Start of RECORDED INFORMATION

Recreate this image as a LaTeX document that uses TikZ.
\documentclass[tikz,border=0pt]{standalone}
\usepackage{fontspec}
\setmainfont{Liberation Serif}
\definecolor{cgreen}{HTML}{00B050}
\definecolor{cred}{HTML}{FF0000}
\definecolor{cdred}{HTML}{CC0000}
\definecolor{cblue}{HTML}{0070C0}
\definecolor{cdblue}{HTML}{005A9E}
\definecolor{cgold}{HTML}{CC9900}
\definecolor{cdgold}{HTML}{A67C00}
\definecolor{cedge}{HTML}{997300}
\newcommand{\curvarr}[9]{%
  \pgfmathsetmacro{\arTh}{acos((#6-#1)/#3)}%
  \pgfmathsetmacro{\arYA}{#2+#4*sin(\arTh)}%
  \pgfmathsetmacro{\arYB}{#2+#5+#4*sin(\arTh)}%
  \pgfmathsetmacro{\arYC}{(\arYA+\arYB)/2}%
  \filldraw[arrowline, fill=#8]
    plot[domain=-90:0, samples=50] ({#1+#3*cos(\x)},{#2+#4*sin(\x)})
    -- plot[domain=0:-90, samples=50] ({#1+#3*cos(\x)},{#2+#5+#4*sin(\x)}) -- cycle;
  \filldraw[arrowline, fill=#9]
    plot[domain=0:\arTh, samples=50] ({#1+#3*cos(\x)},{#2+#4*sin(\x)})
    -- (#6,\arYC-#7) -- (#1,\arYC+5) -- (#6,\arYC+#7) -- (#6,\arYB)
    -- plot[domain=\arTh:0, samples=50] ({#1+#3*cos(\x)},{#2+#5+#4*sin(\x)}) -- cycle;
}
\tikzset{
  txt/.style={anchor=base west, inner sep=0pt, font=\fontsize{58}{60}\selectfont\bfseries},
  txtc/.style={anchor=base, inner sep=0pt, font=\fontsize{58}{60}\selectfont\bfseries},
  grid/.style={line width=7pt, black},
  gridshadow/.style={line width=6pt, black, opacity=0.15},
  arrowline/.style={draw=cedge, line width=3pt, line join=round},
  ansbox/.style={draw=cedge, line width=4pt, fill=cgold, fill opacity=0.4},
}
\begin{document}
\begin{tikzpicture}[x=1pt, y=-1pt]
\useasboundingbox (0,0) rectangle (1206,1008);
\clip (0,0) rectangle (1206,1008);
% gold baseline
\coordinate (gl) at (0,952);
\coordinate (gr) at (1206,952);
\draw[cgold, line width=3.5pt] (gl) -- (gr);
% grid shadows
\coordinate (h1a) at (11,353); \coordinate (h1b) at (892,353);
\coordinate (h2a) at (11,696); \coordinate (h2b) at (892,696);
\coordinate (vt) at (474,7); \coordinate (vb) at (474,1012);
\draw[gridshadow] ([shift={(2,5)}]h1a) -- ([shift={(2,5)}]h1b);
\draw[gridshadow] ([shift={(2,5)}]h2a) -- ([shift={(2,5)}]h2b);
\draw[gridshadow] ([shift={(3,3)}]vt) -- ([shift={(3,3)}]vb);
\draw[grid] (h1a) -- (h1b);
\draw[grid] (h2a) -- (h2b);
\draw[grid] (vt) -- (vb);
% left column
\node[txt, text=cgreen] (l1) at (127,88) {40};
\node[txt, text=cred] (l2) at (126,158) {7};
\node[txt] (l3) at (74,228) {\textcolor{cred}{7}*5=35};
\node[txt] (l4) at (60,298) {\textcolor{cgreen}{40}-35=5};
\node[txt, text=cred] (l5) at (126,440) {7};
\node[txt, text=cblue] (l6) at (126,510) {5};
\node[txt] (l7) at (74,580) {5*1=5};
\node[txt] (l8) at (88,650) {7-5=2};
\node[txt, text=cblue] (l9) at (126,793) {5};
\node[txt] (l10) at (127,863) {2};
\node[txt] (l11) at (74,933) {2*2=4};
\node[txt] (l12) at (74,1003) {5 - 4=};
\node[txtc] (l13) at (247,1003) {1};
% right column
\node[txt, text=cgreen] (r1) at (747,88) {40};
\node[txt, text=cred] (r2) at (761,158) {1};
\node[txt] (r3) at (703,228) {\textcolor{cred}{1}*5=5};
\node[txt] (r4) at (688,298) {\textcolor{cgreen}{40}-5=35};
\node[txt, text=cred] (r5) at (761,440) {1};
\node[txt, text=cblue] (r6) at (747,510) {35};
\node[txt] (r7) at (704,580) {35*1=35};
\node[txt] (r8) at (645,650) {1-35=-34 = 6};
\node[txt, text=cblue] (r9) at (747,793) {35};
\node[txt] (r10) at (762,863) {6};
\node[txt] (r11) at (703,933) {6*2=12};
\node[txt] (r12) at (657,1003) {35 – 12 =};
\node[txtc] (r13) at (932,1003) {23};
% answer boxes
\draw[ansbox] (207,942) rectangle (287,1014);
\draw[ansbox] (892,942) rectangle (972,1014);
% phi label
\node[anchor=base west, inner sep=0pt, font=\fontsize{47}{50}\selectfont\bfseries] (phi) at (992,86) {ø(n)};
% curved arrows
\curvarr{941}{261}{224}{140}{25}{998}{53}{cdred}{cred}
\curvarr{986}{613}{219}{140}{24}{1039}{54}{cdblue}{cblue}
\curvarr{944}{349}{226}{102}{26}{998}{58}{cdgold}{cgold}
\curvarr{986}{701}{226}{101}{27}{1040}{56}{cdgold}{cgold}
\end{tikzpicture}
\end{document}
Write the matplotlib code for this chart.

End of RECORDED INFORMATION

◆ **AIM OF THE EXERCISE**
Repeat each record in full; every line must match exactly.

◆ **FINISHED ANSWER**
Recreate this image as a LaTeX document that uses TikZ.
\documentclass[tikz,border=0pt]{standalone}
\usepackage{fontspec}
\setmainfont{Liberation Serif}
\definecolor{cgreen}{HTML}{00B050}
\definecolor{cred}{HTML}{FF0000}
\definecolor{cdred}{HTML}{CC0000}
\definecolor{cblue}{HTML}{0070C0}
\definecolor{cdblue}{HTML}{005A9E}
\definecolor{cgold}{HTML}{CC9900}
\definecolor{cdgold}{HTML}{A67C00}
\definecolor{cedge}{HTML}{997300}
\newcommand{\curvarr}[9]{%
  \pgfmathsetmacro{\arTh}{acos((#6-#1)/#3)}%
  \pgfmathsetmacro{\arYA}{#2+#4*sin(\arTh)}%
  \pgfmathsetmacro{\arYB}{#2+#5+#4*sin(\arTh)}%
  \pgfmathsetmacro{\arYC}{(\arYA+\arYB)/2}%
  \filldraw[arrowline, fill=#8]
    plot[domain=-90:0, samples=50] ({#1+#3*cos(\x)},{#2+#4*sin(\x)})
    -- plot[domain=0:-90, samples=50] ({#1+#3*cos(\x)},{#2+#5+#4*sin(\x)}) -- cycle;
  \filldraw[arrowline, fill=#9]
    plot[domain=0:\arTh, samples=50] ({#1+#3*cos(\x)},{#2+#4*sin(\x)})
    -- (#6,\arYC-#7) -- (#1,\arYC+5) -- (#6,\arYC+#7) -- (#6,\arYB)
    -- plot[domain=\arTh:0, samples=50] ({#1+#3*cos(\x)},{#2+#5+#4*sin(\x)}) -- cycle;
}
\tikzset{
  txt/.style={anchor=base west, inner sep=0pt, font=\fontsize{58}{60}\selectfont\bfseries},
  txtc/.style={anchor=base, inner sep=0pt, font=\fontsize{58}{60}\selectfont\bfseries},
  grid/.style={line width=7pt, black},
  gridshadow/.style={line width=6pt, black, opacity=0.15},
  arrowline/.style={draw=cedge, line width=3pt, line join=round},
  ansbox/.style={draw=cedge, line width=4pt, fill=cgold, fill opacity=0.4},
}
\begin{document}
\begin{tikzpicture}[x=1pt, y=-1pt]
\useasboundingbox (0,0) rectangle (1206,1008);
\clip (0,0) rectangle (1206,1008);
% gold baseline
\coordinate (gl) at (0,952);
\coordinate (gr) at (1206,952);
\draw[cgold, line width=3.5pt] (gl) -- (gr);
% grid shadows
\coordinate (h1a) at (11,353); \coordinate (h1b) at (892,353);
\coordinate (h2a) at (11,696); \coordinate (h2b) at (892,696);
\coordinate (vt) at (474,7); \coordinate (vb) at (474,1012);
\draw[gridshadow] ([shift={(2,5)}]h1a) -- ([shift={(2,5)}]h1b);
\draw[gridshadow] ([shift={(2,5)}]h2a) -- ([shift={(2,5)}]h2b);
\draw[gridshadow] ([shift={(3,3)}]vt) -- ([shift={(3,3)}]vb);
\draw[grid] (h1a) -- (h1b);
\draw[grid] (h2a) -- (h2b);
\draw[grid] (vt) -- (vb);
% left column
\node[txt, text=cgreen] (l1) at (127,88) {40};
\node[txt, text=cred] (l2) at (126,158) {7};
\node[txt] (l3) at (74,228) {\textcolor{cred}{7}*5=35};
\node[txt] (l4) at (60,298) {\textcolor{cgreen}{40}-35=5};
\node[txt, text=cred] (l5) at (126,440) {7};
\node[txt, text=cblue] (l6) at (126,510) {5};
\node[txt] (l7) at (74,580) {5*1=5};
\node[txt] (l8) at (88,650) {7-5=2};
\node[txt, text=cblue] (l9) at (126,793) {5};
\node[txt] (l10) at (127,863) {2};
\node[txt] (l11) at (74,933) {2*2=4};
\node[txt] (l12) at (74,1003) {5 - 4=};
\node[txtc] (l13) at (247,1003) {1};
% right column
\node[txt, text=cgreen] (r1) at (747,88) {40};
\node[txt, text=cred] (r2) at (761,158) {1};
\node[txt] (r3) at (703,228) {\textcolor{cred}{1}*5=5};
\node[txt] (r4) at (688,298) {\textcolor{cgreen}{40}-5=35};
\node[txt, text=cred] (r5) at (761,440) {1};
\node[txt, text=cblue] (r6) at (747,510) {35};
\node[txt] (r7) at (704,580) {35*1=35};
\node[txt] (r8) at (645,650) {1-35=-34 = 6};
\node[txt, text=cblue] (r9) at (747,793) {35};
\node[txt] (r10) at (762,863) {6};
\node[txt] (r11) at (703,933) {6*2=12};
\node[txt] (r12) at (657,1003) {35 – 12 =};
\node[txtc] (r13) at (932,1003) {23};
% answer boxes
\draw[ansbox] (207,942) rectangle (287,1014);
\draw[ansbox] (892,942) rectangle (972,1014);
% phi label
\node[anchor=base west, inner sep=0pt, font=\fontsize{47}{50}\selectfont\bfseries] (phi) at (992,86) {ø(n)};
% curved arrows
\curvarr{941}{261}{224}{140}{25}{998}{53}{cdred}{cred}
\curvarr{986}{613}{219}{140}{24}{1039}{54}{cdblue}{cblue}
\curvarr{944}{349}{226}{102}{26}{998}{58}{cdgold}{cgold}
\curvarr{986}{701}{226}{101}{27}{1040}{56}{cdgold}{cgold}
\end{tikzpicture}
\end{document}
Write the matplotlib code for this chart.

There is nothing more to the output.